Iran reacts positively to nuclear incentives

? Iran and the United States had a rare moment of agreement Tuesday, using similar language to describe “positive steps” toward an accord on a package of incentives aimed at persuading Tehran to suspend uranium enrichment.

Diplomats said the incentives include a previously undisclosed offer of some U.S. nuclear technology on top of European help in building light-water nuclear reactors. Other incentives include allowing Iran to buy spare airplane parts and support for joining the World Trade Organization.

Tehran is under intense international pressure to accept the deal in exchange for putting on hold a uranium enrichment program that the West fears could lead to the creation of nuclear weapons.

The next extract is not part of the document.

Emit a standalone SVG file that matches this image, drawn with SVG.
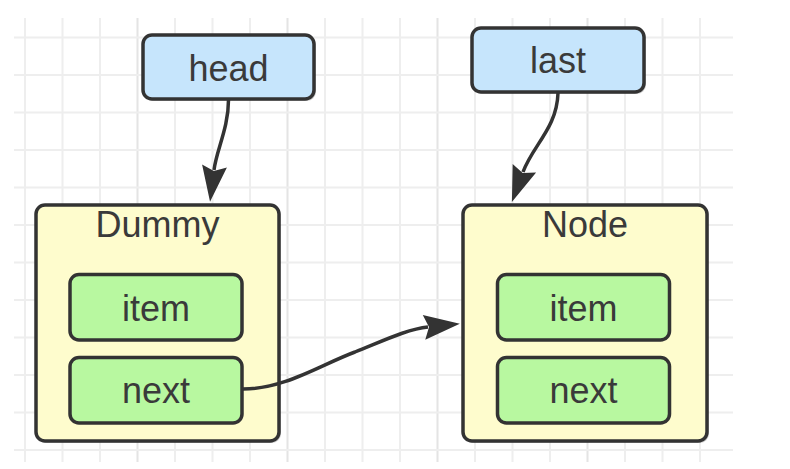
<svg xmlns="http://www.w3.org/2000/svg" width="790" height="469" viewBox="0 0 790 469">
<style>
.grid line{stroke:#eeeeee;stroke-width:2}
.grid line.major{stroke:#e4e4e4}
.ptr{fill:#c6e5fc;stroke:#333;stroke-width:3.5}
.box{fill:#fefccd;stroke:#333;stroke-width:3.5}
.fld{fill:#b8f8a0;stroke:#333;stroke-width:3.5}
.shadow{fill:#000;opacity:0.18}
text{font-family:"Liberation Sans",Arial,sans-serif;font-size:36px;fill:#3a3a3a;text-anchor:middle}
.edge{fill:none;stroke:#333;stroke-width:3.5}
</style>
<defs>
<marker id="arr" viewBox="-1 -14 40 28" markerWidth="40" markerHeight="28" refX="4" refY="0" markerUnits="userSpaceOnUse" orient="auto">
<path d="M36,0 L0,-12.5 L5,0 L0,12.5 Z" fill="#333"/>
</marker>
</defs>
<rect width="790" height="469" fill="#fff"/>
<g class="grid">
<line x1="25" y1="18" x2="25" y2="462"/>
<line x1="62.5" y1="18" x2="62.5" y2="462"/>
<line x1="100" y1="18" x2="100" y2="462"/>
<line class="major" x1="137.5" y1="18" x2="137.5" y2="462"/>
<line x1="175" y1="18" x2="175" y2="462"/>
<line x1="212.5" y1="18" x2="212.5" y2="462"/>
<line x1="250" y1="18" x2="250" y2="462"/>
<line class="major" x1="287.5" y1="18" x2="287.5" y2="462"/>
<line x1="325" y1="18" x2="325" y2="462"/>
<line x1="362.5" y1="18" x2="362.5" y2="462"/>
<line x1="400" y1="18" x2="400" y2="462"/>
<line class="major" x1="437.5" y1="18" x2="437.5" y2="462"/>
<line x1="475" y1="18" x2="475" y2="462"/>
<line x1="512.5" y1="18" x2="512.5" y2="462"/>
<line x1="550" y1="18" x2="550" y2="462"/>
<line class="major" x1="587.5" y1="18" x2="587.5" y2="462"/>
<line x1="625" y1="18" x2="625" y2="462"/>
<line x1="662.5" y1="18" x2="662.5" y2="462"/>
<line x1="700" y1="18" x2="700" y2="462"/>
<line x1="14" y1="37.5" x2="733" y2="37.5"/>
<line x1="14" y1="75" x2="733" y2="75"/>
<line x1="14" y1="112.5" x2="733" y2="112.5"/>
<line x1="14" y1="150" x2="733" y2="150"/>
<line x1="14" y1="187.5" x2="733" y2="187.5"/>
<line x1="14" y1="225" x2="733" y2="225"/>
<line x1="14" y1="262.5" x2="733" y2="262.5"/>
<line x1="14" y1="300" x2="733" y2="300"/>
<line x1="14" y1="337.5" x2="733" y2="337.5"/>
<line x1="14" y1="375" x2="733" y2="375"/>
<line x1="14" y1="412.5" x2="733" y2="412.5"/>
<line x1="14" y1="450" x2="733" y2="450"/>
</g>
<g id="dummy">
<rect class="shadow" x="38" y="207" width="243" height="236" rx="9"/>
<rect class="box" x="36" y="205" width="243" height="236" rx="9"/>
<text x="157.5" y="237">Dummy</text>
</g>
<g id="dummy-item">
<rect class="fld" x="70" y="274.5" width="172" height="65.5" rx="9"/>
<text x="156" y="320.5">item</text>
</g>
<g id="dummy-next">
<rect class="fld" x="70" y="357.5" width="172" height="65.5" rx="9"/>
<text x="156" y="402.5">next</text>
</g>
<g id="node">
<rect class="shadow" x="465" y="207" width="244" height="236" rx="9"/>
<rect class="box" x="463" y="205" width="244" height="236" rx="9"/>
<text x="585" y="237">Node</text>
</g>
<g id="node-item">
<rect class="fld" x="497.5" y="274.5" width="172" height="65.5" rx="9"/>
<text x="583.5" y="320.5">item</text>
</g>
<g id="node-next">
<rect class="fld" x="497.5" y="357.5" width="172" height="65.5" rx="9"/>
<text x="583.5" y="402.5">next</text>
</g>
<g id="head">
<rect class="shadow" x="145" y="37" width="171" height="64" rx="9"/>
<rect class="ptr" x="143" y="35" width="171" height="64" rx="9"/>
<text x="228.5" y="81">head</text>
</g>
<g id="last">
<rect class="shadow" x="474" y="30" width="172" height="64" rx="9"/>
<rect class="ptr" x="472" y="28" width="172" height="64" rx="9"/>
<text x="558" y="73">last</text>
</g>
<g id="connectors">
<path class="edge" d="M228.5,100 C228.5,128 216.5,150 214,170" marker-end="url(#arr)"/>
<path class="edge" d="M558,93 C557,128 533,145 523,172" marker-end="url(#arr)"/>
<path class="edge" d="M243,389 C285,389 320,365 355,352 C385,340 408,329 428,327" marker-end="url(#arr)"/>
</g>
</svg>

Iran’s top nuclear negotiator, Ali Larijani, said the proposals had “positive steps” but that talks were needed to clear up ambiguities. Iran promised to study the proposals seriously, but gave no timeframe for a response.

And President Bush, using the same language, said Iran’s initial response “sounds like a positive step.”

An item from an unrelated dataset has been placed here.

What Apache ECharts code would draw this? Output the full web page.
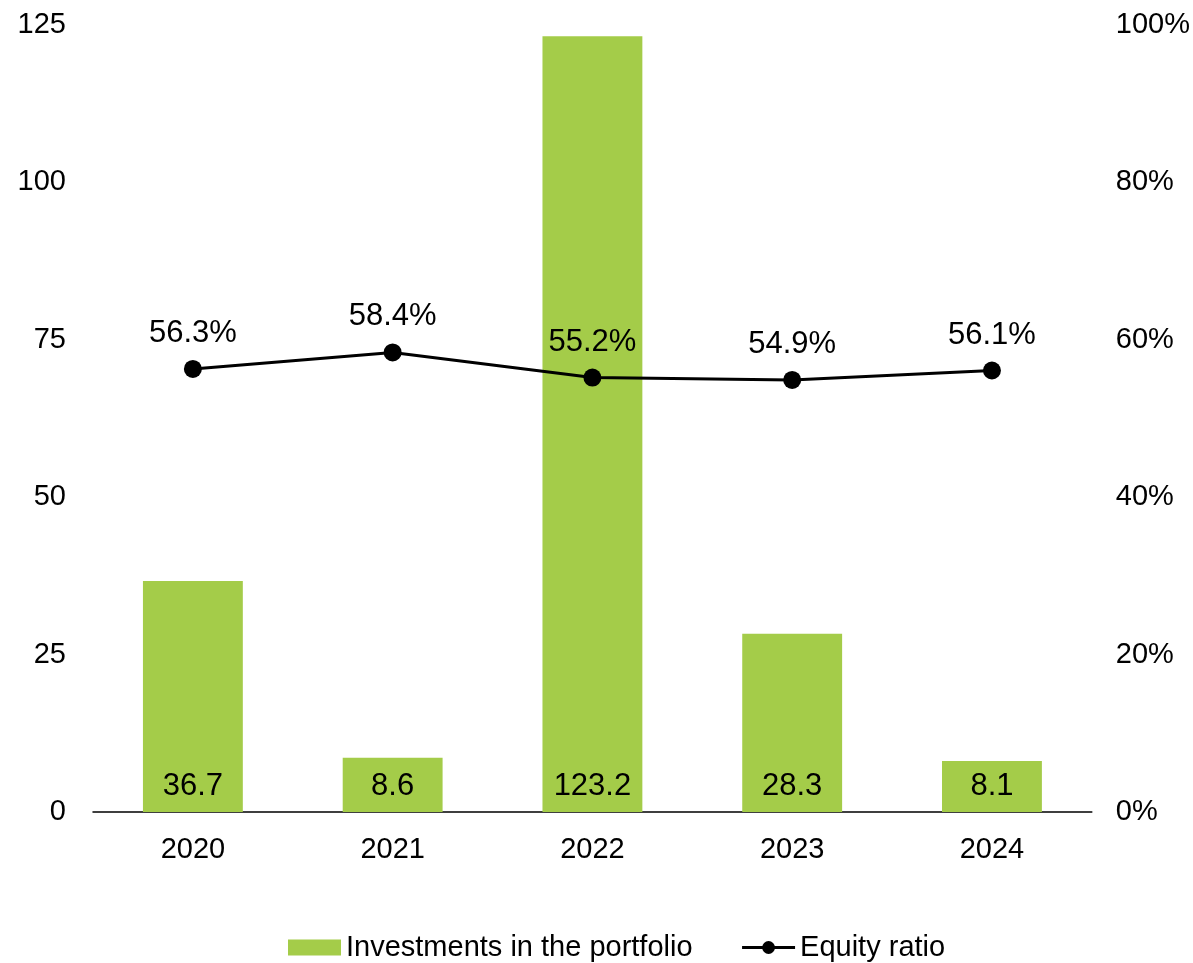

“We will see if the Iranians take our offer seriously,” the president said in Laredo, Texas. “The choice is theirs to make. I have said the United States will come and sit down at the table with them so long as they are willing to suspend their enrichment in a verifiable way.”

One diplomat in Vienna described the U.S. offer of nuclear technology as particularly significant because it would, in effect, loosen a decades-long American embargo on giving Iran access to “dual use” technologies – equipment with both civilian and military uses.

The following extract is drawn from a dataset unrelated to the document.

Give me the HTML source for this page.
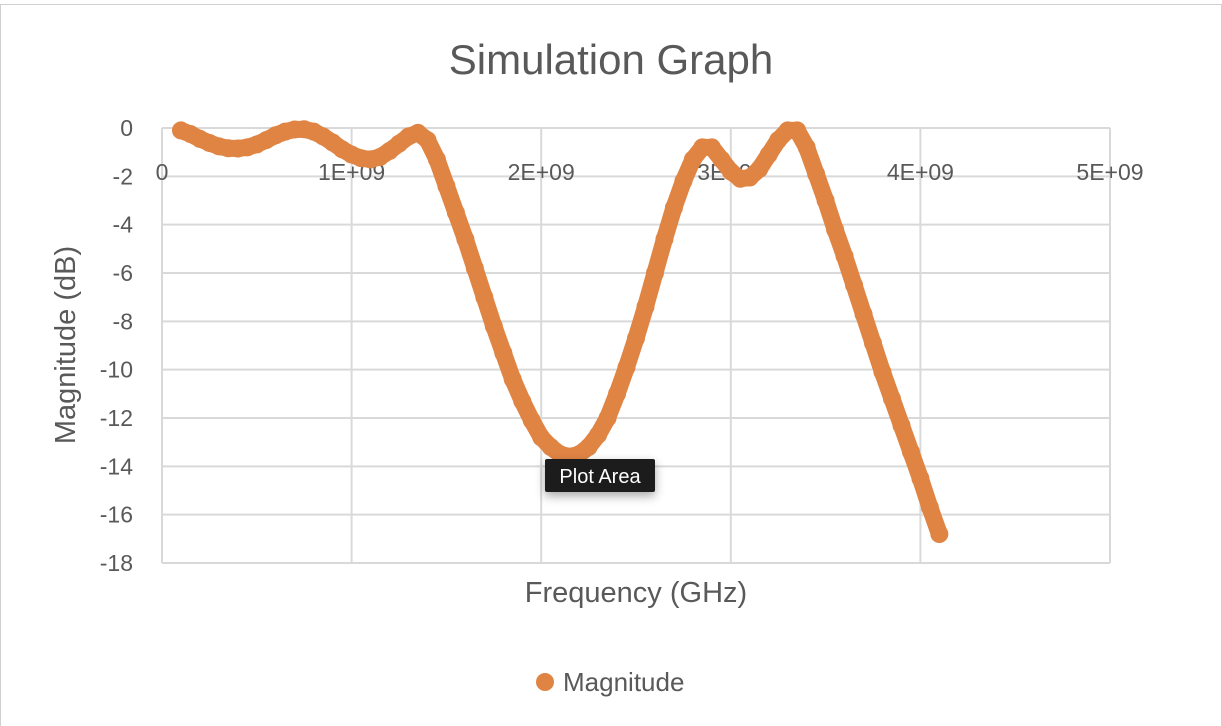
<!DOCTYPE html>
<html><head><meta charset="utf-8"><style>
body{margin:0;background:#fff;width:1222px;height:726px;overflow:hidden;font-family:"Liberation Sans",sans-serif}
</style></head><body>
<svg id="chart" width="1222" height="726" xmlns="http://www.w3.org/2000/svg" style="position:absolute;left:0;top:0">
<defs><filter id="sh" x="-30%" y="-50%" width="160%" height="220%"><feDropShadow dx="0" dy="4" stdDeviation="5" flood-color="#000" flood-opacity="0.35"/></filter></defs>
<rect x="0.5" y="4.5" width="1221" height="730" fill="#fff" stroke="#d0d0d0"/>
<text x="611" y="74" text-anchor="middle" font-size="42" fill="#595959">Simulation Graph</text>
<g id="grid"></g>
<g id="ylabels"></g>
<g id="xlabels"></g>
<path id="curve" fill="none" stroke="#E08444" stroke-width="17" stroke-linecap="round" stroke-linejoin="round"/>
<g id="points"></g>
<text transform="translate(75,345) rotate(-90)" text-anchor="middle" font-size="29" fill="#595959">Magnitude (dB)</text>
<text x="636" y="602" text-anchor="middle" font-size="29" fill="#595959">Frequency (GHz)</text>
<circle cx="545" cy="682" r="9" fill="#E08444"/>
<text x="563" y="691" font-size="26" fill="#595959">Magnitude</text>
<g>
<rect x="545" y="459" width="110" height="33" rx="2" fill="#1e1e1e" filter="url(#sh)"/>
<text x="600" y="483" text-anchor="middle" font-size="20" fill="#fff">Plot Area</text>
</g>
</svg>
<script>
const xTicks=[0,1e9,2e9,3e9,4e9,5e9];
const xTickLabels=["0","1E+09","2E+09","3E+09","4E+09","5E+09"];
const yTicks=[0,-2,-4,-6,-8,-10,-12,-14,-16,-18];
const freqs=[];
for(let i=0;i<=80;i++)freqs.push(Math.round((0.1+i*0.05)*100)/100*1e9);
const magnitudes=[-0.1,-0.25,-0.45,-0.62,-0.76,-0.84,-0.85,-0.8,-0.68,-0.5,-0.3,-0.15,-0.06,-0.05,-0.15,-0.35,-0.6,-0.88,-1.1,-1.25,-1.3,-1.2,-0.95,-0.65,-0.35,-0.2,-0.5,-1.3,-2.4,-3.5,-4.6,-5.8,-7.0,-8.2,-9.3,-10.4,-11.3,-12.1,-12.8,-13.2,-13.5,-13.6,-13.5,-13.2,-12.7,-12.0,-11.0,-9.9,-8.7,-7.4,-6.0,-4.6,-3.3,-2.2,-1.3,-0.8,-0.8,-1.3,-1.8,-2.1,-2.05,-1.7,-1.1,-0.5,-0.1,-0.1,-0.8,-1.9,-3.0,-4.2,-5.3,-6.5,-7.7,-8.9,-10.1,-11.2,-12.3,-13.4,-14.5,-15.7,-16.8];
const NS="http://www.w3.org/2000/svg";
const X0=162,X1=1110,Y0=128,Y1=563;
const xs=v=>X0+(v-0)/5e9*(X1-X0);
const ys=v=>Y0+(0-v)/18*(Y1-Y0);
function mk(tag,attrs,parent,txt){const e=document.createElementNS(NS,tag);for(const k in attrs)e.setAttribute(k,attrs[k]);if(txt!==undefined)e.textContent=txt;document.getElementById(parent).appendChild(e);return e;}
yTicks.forEach(t=>{
 const l=mk('line',{x1:X0,x2:X1,y1:ys(t),y2:ys(t),stroke:'#d9d9d9','stroke-width':2},'grid');
 
 
 const tx=mk('text',{x:133,y:ys(t)+8,'text-anchor':'end','font-size':23,fill:'#595959'},'ylabels',String(t));
 
 
});
xTicks.forEach((t,i)=>{
 const l=mk('line',{x1:xs(t),x2:xs(t),y1:Y0,y2:Y1,stroke:'#d9d9d9','stroke-width':2},'grid');
 
 
 const tx=mk('text',{x:xs(t),y:180,'text-anchor':'middle','font-size':23,fill:'#595959'},'xlabels',xTickLabels[i]);
 
 
});
document.getElementById('curve').setAttribute('d',freqs.map((f,i)=>(i?'L':'M')+xs(f)+' '+ys(magnitudes[i])).join(' '));
freqs.forEach((f,i)=>{
 const c=mk('circle',{cx:xs(f),cy:ys(magnitudes[i]),r:9,fill:'#E08444'},'points');
 
 
});
</script>
</body></html>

Crucially, the deal does not demand that Iran outright give up its uranium enrichment program – only suspend it, although likely for a long time. Two earlier diplomatic initiatives by Europe and Russia crumbled over the past year because each demanded Iran scrap enrichment completely – a stumbling block because of the program’s wide popularity with the Iranian public.

The latest proposal was revealed a week after Washington changed strategy on Iran and – in an apparent acknowledgment that it lacked support for sanctions against the Islamic republic – conceded to entering into direct talks with Iran under certain conditions.